By Henry L Shorney (Los Angeles)
Fond memories—and the convenience on Netflix—encouraged me to revisit Lock, Stock and Two Smoking Barrels over this past weekend. This movie is a complete and utter disaster, but somehow it works. Do not go in expecting something along the lines of one of Guy Ritchie’s most recent features: King Arthur: Legend of the Sword or The Man from U.N.C.L.E. This movie bares almost no resemblance of those polished, cliché Hollywood features; instead it is gritty, flawed, and exciting. Features like this one can only come at the beginning of a talented director’s career. Although packed with intersecting plot lines, Lock, Stock and Two Smoking Barrels generally revolves around four crooks who find themselves in serious debt to a dangerous man.
This film creates a vivid picture of the downtrodden British underworld. It does this through employing an anti-aesthetic aesthetic. By this I mean, it was intentionally made to appear cheap and unpolished. Choosing to shoot a film this way is certainly beneficial for budgetary reasons, but it also lends itself to the story. Imagine seeing this movie all glossed-up, it just simply would not work. Not to mention, and I do not want to speak for everyone here, but there is no need to see these actors in any greater detail. If it’s Armie Hammer, fine, give me the glam shot, but Jason Statham, I’ll take a pass. What truly shines through in this movie is Guy Ritchie’s ability as a director.
In the opening chase sequence, we see what has become sort of a Guy Ritchie trademark, the slow-motion shot. He contrasts this with the fast motion of the chase and it creates a beautiful and tense moment where time almost holds still. This lets the tension build and allows the viewer to absorb the action. Another scene where Ritchie uses this technique, is when the marijuana growers are being robbed. Just when all hope seems to be lost, the growers drugged out friend awakens from her trance and picks up the machine gun sitting in from of her. She proceeds to unload the weapon in the direction of the robbers.

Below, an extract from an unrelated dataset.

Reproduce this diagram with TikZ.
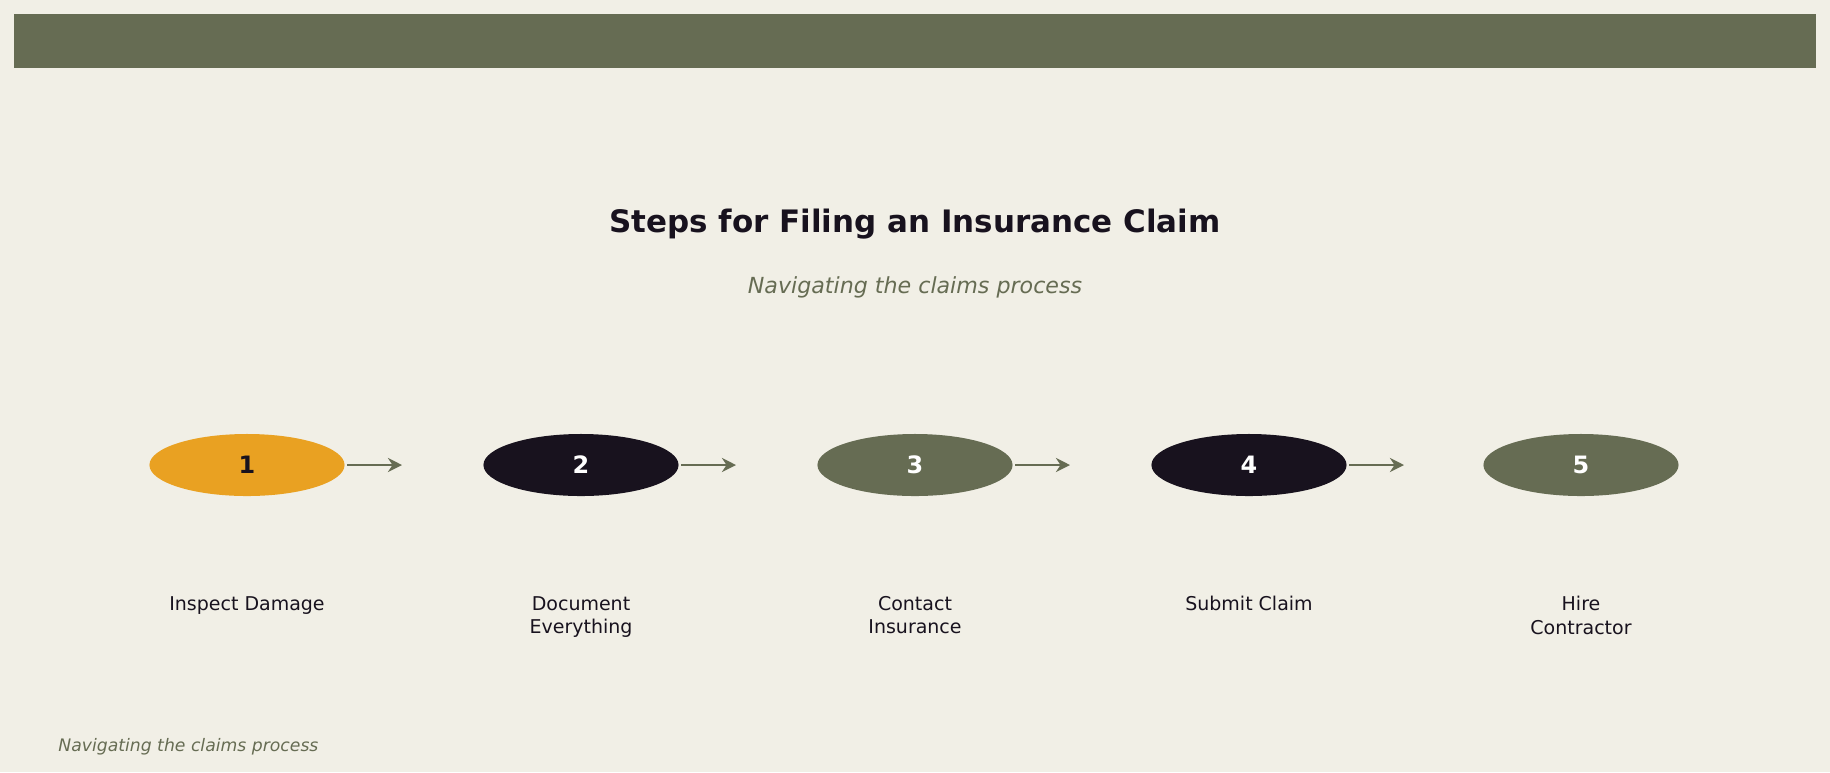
\documentclass[tikz,border=0pt]{standalone}
\usepackage{fontspec}
\setmainfont{DejaVu Sans}
\usetikzlibrary{positioning}
\usetikzlibrary{shapes.geometric}
\usetikzlibrary{arrows.meta}
\definecolor{bgcol}{HTML}{F1EFE6}
\definecolor{olive}{HTML}{666C53}
\definecolor{ink}{HTML}{18121E}
\definecolor{amber}{HTML}{E9A122}

\begin{document}
\begin{tikzpicture}[x=0.01cm,y=-0.01cm,>={Stealth[length=4pt,width=4pt]},
		step node/.style={ellipse,minimum width=1.95cm,minimum height=0.62cm,inner sep=0pt,font=\fontsize{6.8}{8}\selectfont\bfseries},
		label node/.style={font=\fontsize{5.4}{6.6}\selectfont,text=ink,align=center,anchor=north},
		link/.style={->,draw=olive,line width=0.8pt}]
		
		\fill[bgcol] (0,0) rectangle (1830,772);
		\useasboundingbox (0,0) rectangle (1830,772);
		\fill[olive] (14,14) rectangle (1816,68);
		
		\node[font=\fontsize{8.8}{10}\selectfont\bfseries,text=ink] (title) at (915,224) {Steps for Filing an Insurance Claim};
		\node[font=\fontsize{6.3}{8}\selectfont\itshape,text=olive] (subtitle) at (915,287) {Navigating the claims process};
		
		\node[step node,fill=amber,text=ink] (s1) at (247,465) {1};
		\node[step node,fill=ink,text=white] (s2) at (581,465) {2};
		\node[step node,fill=olive,text=white] (s3) at (915,465) {3};
		\node[step node,fill=ink,text=white] (s4) at (1249,465) {4};
		\node[step node,fill=olive,text=white] (s5) at (1581,465) {5};
		
		\foreach \i/\x in {1/347,2/681,3/1015,4/1349}{
			\coordinate (a\i) at (\x,465);
			\coordinate (b\i) at (\x+55,465);
			\draw[link] (a\i) -- (b\i);
		}
		
		\node[label node] (l1) at (247,584) {Inspect Damage};
		\node[label node] (l2) at (581,584) {Document\\Everything};
		\node[label node] (l3) at (915,584) {Contact\\Insurance};
		\node[label node] (l4) at (1249,584) {Submit Claim};
		\node[label node] (l5) at (1581,584) {Hire\\Contractor};
		
		\node[font=\fontsize{4.9}{6}\selectfont\itshape,text=olive,anchor=west] (footer) at (46,747) {Navigating the claims process};
\end{tikzpicture}
\end{document}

Ritchie contrasts the rapid firing of the weapon with the slow-motion of the robbers diving out of sight. This technique also lends a comedic element to the scene as we watch the robbers glide through the air in a desperate attempt to avoid the gunshots. Ritchie has a talent for shooting action and most of the movie consists of building up to these spurts of tension, which all culminate in the end. The final scene is hands down my favorite in the movie. The cross-cutting between Tom dumping the guns and the others trying to call him is unbearably tense and hilarious. It makes you want to jump in the screen and stop him, but all you can do is sit back and let this last farce play out.
The icing on the cake is the freeze-frame zoom-out leaving you with the final image of Tom hanging over the railing with a phone in his mouth. This shot makes you crave more of the rollercoaster you just endured and may even encourage you to watch it again a few years later. Guy Ritchie’s inaugural feature established him as a director with a bright future ahead of him. As we now know, he lived up to those expectations with his follow-up feature Snatch and later the Sherlock Holmes movies starring the great Robert Downey Jr.